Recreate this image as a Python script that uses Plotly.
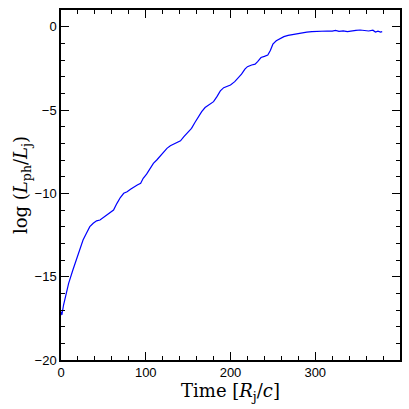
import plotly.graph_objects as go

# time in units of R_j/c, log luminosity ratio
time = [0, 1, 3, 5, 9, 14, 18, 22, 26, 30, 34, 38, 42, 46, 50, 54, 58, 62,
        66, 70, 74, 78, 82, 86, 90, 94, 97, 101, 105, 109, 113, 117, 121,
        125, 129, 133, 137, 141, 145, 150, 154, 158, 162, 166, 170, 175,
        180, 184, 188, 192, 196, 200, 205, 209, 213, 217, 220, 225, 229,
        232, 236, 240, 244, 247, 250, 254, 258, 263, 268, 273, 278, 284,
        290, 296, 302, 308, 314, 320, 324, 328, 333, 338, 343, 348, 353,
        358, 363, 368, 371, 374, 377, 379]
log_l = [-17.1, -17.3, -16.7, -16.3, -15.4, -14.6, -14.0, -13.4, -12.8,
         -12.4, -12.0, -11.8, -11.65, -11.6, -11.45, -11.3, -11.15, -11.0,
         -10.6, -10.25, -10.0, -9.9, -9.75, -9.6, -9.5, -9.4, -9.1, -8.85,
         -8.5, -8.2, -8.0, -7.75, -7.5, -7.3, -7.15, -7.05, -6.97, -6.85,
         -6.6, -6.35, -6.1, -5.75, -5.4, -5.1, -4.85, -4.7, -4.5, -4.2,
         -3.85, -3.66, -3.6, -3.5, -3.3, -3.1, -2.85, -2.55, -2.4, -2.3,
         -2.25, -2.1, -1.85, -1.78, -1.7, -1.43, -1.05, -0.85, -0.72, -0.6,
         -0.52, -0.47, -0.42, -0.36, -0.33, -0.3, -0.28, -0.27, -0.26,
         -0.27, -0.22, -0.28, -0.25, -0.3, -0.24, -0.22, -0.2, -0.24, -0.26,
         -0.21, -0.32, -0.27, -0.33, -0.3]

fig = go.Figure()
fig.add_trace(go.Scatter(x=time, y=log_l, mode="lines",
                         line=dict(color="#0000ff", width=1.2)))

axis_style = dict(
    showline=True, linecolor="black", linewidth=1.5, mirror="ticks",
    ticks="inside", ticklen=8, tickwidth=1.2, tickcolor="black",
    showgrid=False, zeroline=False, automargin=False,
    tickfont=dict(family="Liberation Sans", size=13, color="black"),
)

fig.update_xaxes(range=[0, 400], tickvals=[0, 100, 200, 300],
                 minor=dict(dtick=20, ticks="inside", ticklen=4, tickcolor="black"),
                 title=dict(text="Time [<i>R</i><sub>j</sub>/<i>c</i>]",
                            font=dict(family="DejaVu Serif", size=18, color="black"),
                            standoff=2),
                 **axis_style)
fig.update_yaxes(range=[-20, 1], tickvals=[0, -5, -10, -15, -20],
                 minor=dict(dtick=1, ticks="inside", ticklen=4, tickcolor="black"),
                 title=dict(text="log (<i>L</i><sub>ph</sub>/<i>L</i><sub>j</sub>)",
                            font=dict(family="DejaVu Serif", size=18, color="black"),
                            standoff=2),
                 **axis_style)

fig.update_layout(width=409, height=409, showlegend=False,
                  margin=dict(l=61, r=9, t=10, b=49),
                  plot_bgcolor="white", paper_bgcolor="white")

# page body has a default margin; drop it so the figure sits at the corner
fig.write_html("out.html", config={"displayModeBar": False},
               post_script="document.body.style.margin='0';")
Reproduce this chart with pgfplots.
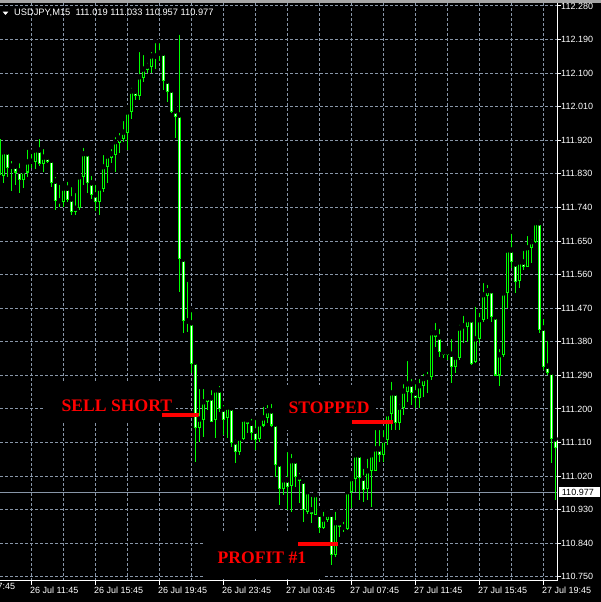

§ **YOUR TASK**:
Every entry above is to be set down exactly; the pictures are to be left out.

§ **SOLUTION**:
Recreate this image as a Python script that uses Plotly.
import plotly.graph_objects as go

# time in units of R_j/c, log luminosity ratio
time = [0, 1, 3, 5, 9, 14, 18, 22, 26, 30, 34, 38, 42, 46, 50, 54, 58, 62,
        66, 70, 74, 78, 82, 86, 90, 94, 97, 101, 105, 109, 113, 117, 121,
        125, 129, 133, 137, 141, 145, 150, 154, 158, 162, 166, 170, 175,
        180, 184, 188, 192, 196, 200, 205, 209, 213, 217, 220, 225, 229,
        232, 236, 240, 244, 247, 250, 254, 258, 263, 268, 273, 278, 284,
        290, 296, 302, 308, 314, 320, 324, 328, 333, 338, 343, 348, 353,
        358, 363, 368, 371, 374, 377, 379]
log_l = [-17.1, -17.3, -16.7, -16.3, -15.4, -14.6, -14.0, -13.4, -12.8,
         -12.4, -12.0, -11.8, -11.65, -11.6, -11.45, -11.3, -11.15, -11.0,
         -10.6, -10.25, -10.0, -9.9, -9.75, -9.6, -9.5, -9.4, -9.1, -8.85,
         -8.5, -8.2, -8.0, -7.75, -7.5, -7.3, -7.15, -7.05, -6.97, -6.85,
         -6.6, -6.35, -6.1, -5.75, -5.4, -5.1, -4.85, -4.7, -4.5, -4.2,
         -3.85, -3.66, -3.6, -3.5, -3.3, -3.1, -2.85, -2.55, -2.4, -2.3,
         -2.25, -2.1, -1.85, -1.78, -1.7, -1.43, -1.05, -0.85, -0.72, -0.6,
         -0.52, -0.47, -0.42, -0.36, -0.33, -0.3, -0.28, -0.27, -0.26,
         -0.27, -0.22, -0.28, -0.25, -0.3, -0.24, -0.22, -0.2, -0.24, -0.26,
         -0.21, -0.32, -0.27, -0.33, -0.3]

fig = go.Figure()
fig.add_trace(go.Scatter(x=time, y=log_l, mode="lines",
                         line=dict(color="#0000ff", width=1.2)))

axis_style = dict(
    showline=True, linecolor="black", linewidth=1.5, mirror="ticks",
    ticks="inside", ticklen=8, tickwidth=1.2, tickcolor="black",
    showgrid=False, zeroline=False, automargin=False,
    tickfont=dict(family="Liberation Sans", size=13, color="black"),
)

fig.update_xaxes(range=[0, 400], tickvals=[0, 100, 200, 300],
                 minor=dict(dtick=20, ticks="inside", ticklen=4, tickcolor="black"),
                 title=dict(text="Time [<i>R</i><sub>j</sub>/<i>c</i>]",
                            font=dict(family="DejaVu Serif", size=18, color="black"),
                            standoff=2),
                 **axis_style)
fig.update_yaxes(range=[-20, 1], tickvals=[0, -5, -10, -15, -20],
                 minor=dict(dtick=1, ticks="inside", ticklen=4, tickcolor="black"),
                 title=dict(text="log (<i>L</i><sub>ph</sub>/<i>L</i><sub>j</sub>)",
                            font=dict(family="DejaVu Serif", size=18, color="black"),
                            standoff=2),
                 **axis_style)

fig.update_layout(width=409, height=409, showlegend=False,
                  margin=dict(l=61, r=9, t=10, b=49),
                  plot_bgcolor="white", paper_bgcolor="white")

# page body has a default margin; drop it so the figure sits at the corner
fig.write_html("out.html", config={"displayModeBar": False},
               post_script="document.body.style.margin='0';")
Reproduce this chart with pgfplots.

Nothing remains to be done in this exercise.